» What needs to be done:
Where a line holds the string "with", return that line.

─── Raw data ───

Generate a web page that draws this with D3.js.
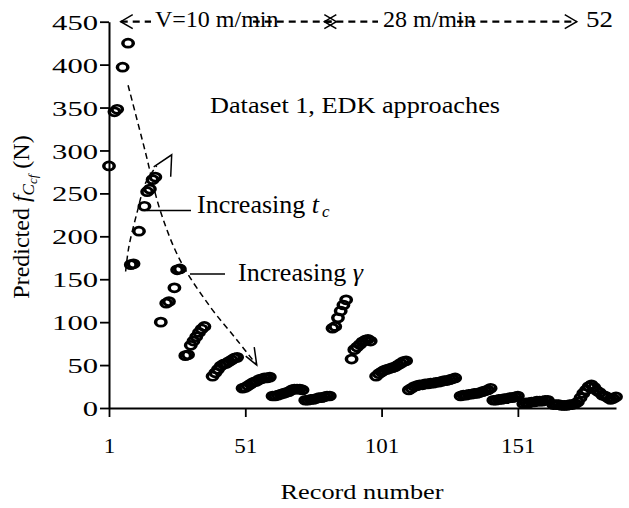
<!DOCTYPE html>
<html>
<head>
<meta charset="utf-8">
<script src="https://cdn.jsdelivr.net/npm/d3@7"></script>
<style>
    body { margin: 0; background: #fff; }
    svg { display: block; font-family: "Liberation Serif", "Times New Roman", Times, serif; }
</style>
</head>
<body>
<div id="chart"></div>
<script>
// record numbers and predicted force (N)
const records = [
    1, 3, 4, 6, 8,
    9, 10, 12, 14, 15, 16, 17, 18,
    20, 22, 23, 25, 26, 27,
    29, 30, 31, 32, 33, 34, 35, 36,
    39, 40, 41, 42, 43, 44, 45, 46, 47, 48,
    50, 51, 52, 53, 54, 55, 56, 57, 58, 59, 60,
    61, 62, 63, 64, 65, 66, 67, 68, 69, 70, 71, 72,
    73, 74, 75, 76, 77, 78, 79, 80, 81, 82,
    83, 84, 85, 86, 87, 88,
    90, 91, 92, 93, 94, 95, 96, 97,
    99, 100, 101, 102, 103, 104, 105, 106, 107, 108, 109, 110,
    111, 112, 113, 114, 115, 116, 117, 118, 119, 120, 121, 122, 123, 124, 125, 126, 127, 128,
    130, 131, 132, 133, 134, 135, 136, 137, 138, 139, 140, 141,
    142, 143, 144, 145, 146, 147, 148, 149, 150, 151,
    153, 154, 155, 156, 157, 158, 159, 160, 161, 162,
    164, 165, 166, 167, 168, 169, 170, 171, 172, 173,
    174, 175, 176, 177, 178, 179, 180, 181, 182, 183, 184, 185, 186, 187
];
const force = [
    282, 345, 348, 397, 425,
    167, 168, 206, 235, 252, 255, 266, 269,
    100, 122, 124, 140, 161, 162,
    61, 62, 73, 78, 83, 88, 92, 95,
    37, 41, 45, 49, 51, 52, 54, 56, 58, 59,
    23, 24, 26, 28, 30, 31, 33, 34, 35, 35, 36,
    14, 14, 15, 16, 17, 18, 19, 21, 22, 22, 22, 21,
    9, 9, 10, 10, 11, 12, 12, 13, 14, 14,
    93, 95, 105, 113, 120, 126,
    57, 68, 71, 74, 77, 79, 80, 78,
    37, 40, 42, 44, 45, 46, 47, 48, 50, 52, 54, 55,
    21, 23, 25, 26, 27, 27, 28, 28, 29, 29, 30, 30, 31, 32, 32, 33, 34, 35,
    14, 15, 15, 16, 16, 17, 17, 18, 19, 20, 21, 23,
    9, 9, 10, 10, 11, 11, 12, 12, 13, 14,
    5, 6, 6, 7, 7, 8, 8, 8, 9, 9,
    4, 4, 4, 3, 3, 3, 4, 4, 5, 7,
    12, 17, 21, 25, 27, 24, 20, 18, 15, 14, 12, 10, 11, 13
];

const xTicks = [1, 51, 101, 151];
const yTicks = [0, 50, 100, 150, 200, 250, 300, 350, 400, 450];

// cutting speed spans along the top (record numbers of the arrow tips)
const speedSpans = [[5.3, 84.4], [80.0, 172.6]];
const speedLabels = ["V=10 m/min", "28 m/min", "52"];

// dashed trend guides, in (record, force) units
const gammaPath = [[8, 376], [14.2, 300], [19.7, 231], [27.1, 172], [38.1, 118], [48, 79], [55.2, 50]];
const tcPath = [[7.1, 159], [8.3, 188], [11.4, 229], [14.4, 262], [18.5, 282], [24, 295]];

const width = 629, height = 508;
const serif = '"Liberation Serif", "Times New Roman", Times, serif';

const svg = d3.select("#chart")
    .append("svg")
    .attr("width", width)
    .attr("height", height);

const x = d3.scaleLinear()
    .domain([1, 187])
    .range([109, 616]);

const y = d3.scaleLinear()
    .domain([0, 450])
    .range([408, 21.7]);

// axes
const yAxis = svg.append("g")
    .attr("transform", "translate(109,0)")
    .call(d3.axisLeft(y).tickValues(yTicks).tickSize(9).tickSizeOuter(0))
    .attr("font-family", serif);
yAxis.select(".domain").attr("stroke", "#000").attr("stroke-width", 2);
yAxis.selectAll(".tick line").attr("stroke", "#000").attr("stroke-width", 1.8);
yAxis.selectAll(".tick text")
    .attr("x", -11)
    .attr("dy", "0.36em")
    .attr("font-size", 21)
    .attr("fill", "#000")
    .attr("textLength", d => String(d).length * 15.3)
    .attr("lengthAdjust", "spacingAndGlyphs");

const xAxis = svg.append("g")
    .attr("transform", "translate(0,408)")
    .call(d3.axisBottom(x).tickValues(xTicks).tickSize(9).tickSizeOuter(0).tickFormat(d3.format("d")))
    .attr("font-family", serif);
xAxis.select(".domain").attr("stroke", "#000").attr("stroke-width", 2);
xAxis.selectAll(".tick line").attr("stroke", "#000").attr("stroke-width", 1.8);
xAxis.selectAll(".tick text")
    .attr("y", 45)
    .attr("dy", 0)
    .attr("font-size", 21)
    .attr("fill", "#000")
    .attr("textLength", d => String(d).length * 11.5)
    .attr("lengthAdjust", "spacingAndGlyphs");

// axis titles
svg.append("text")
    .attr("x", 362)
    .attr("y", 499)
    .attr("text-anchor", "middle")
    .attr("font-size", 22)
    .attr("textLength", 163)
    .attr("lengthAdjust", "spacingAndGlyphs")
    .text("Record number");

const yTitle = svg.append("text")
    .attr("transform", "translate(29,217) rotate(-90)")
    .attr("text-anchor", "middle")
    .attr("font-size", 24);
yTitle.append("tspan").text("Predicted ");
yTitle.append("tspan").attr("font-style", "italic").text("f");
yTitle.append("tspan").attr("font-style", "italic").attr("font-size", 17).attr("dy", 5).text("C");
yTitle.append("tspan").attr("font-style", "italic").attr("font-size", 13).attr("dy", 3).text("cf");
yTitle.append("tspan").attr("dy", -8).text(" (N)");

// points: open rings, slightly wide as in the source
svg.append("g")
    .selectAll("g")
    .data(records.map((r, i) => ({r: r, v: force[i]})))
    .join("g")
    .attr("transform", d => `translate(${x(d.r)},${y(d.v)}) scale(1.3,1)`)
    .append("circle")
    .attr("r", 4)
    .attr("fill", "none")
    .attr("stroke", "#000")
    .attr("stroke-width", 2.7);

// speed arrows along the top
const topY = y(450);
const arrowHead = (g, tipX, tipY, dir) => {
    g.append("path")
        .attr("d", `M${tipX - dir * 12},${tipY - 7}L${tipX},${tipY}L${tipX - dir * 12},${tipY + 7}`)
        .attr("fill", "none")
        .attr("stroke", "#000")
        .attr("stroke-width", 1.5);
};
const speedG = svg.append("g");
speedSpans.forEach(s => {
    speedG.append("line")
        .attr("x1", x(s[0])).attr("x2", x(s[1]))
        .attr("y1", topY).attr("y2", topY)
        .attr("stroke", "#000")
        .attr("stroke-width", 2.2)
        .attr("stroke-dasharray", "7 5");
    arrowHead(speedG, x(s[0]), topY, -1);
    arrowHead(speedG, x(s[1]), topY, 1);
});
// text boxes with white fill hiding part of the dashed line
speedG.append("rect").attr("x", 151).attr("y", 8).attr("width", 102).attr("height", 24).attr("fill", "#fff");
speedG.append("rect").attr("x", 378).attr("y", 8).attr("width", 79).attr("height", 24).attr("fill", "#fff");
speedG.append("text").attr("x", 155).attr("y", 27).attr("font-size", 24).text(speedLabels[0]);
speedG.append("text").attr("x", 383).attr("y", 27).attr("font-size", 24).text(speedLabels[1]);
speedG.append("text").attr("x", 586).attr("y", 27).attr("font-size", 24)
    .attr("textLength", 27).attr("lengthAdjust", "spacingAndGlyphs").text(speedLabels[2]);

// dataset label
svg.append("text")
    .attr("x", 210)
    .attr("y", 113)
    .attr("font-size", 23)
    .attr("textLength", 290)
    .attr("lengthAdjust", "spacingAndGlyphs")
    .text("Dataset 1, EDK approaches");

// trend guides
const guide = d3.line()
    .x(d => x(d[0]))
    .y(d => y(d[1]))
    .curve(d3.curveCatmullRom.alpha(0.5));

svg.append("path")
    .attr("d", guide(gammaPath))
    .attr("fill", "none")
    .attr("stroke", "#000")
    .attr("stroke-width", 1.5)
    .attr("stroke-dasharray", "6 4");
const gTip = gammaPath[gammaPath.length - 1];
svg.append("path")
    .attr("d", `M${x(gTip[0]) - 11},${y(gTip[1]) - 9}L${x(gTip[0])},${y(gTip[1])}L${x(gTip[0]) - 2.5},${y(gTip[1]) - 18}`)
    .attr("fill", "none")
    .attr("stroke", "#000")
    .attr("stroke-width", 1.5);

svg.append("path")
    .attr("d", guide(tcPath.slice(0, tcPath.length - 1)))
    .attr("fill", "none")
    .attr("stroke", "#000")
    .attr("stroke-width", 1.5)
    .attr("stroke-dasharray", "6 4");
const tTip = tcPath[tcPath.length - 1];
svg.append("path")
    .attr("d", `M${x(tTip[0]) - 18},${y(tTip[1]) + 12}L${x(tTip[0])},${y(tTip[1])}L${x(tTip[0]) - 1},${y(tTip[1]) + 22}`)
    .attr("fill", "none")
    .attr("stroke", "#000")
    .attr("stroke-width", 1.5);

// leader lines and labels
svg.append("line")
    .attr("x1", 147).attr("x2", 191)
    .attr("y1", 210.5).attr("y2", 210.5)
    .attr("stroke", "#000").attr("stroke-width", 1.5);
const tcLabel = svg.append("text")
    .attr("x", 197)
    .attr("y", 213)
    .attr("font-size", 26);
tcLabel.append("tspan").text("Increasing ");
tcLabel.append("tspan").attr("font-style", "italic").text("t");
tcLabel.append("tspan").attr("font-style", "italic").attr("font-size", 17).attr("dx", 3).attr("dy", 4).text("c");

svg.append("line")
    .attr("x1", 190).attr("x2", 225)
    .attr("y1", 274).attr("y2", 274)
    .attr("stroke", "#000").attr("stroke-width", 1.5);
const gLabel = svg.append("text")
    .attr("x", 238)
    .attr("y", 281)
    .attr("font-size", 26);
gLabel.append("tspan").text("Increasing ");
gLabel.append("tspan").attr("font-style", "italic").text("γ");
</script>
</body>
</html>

───

» Result of this exercise:
Generate a web page that draws this with D3.js.
// text boxes with white fill hiding part of the dashed line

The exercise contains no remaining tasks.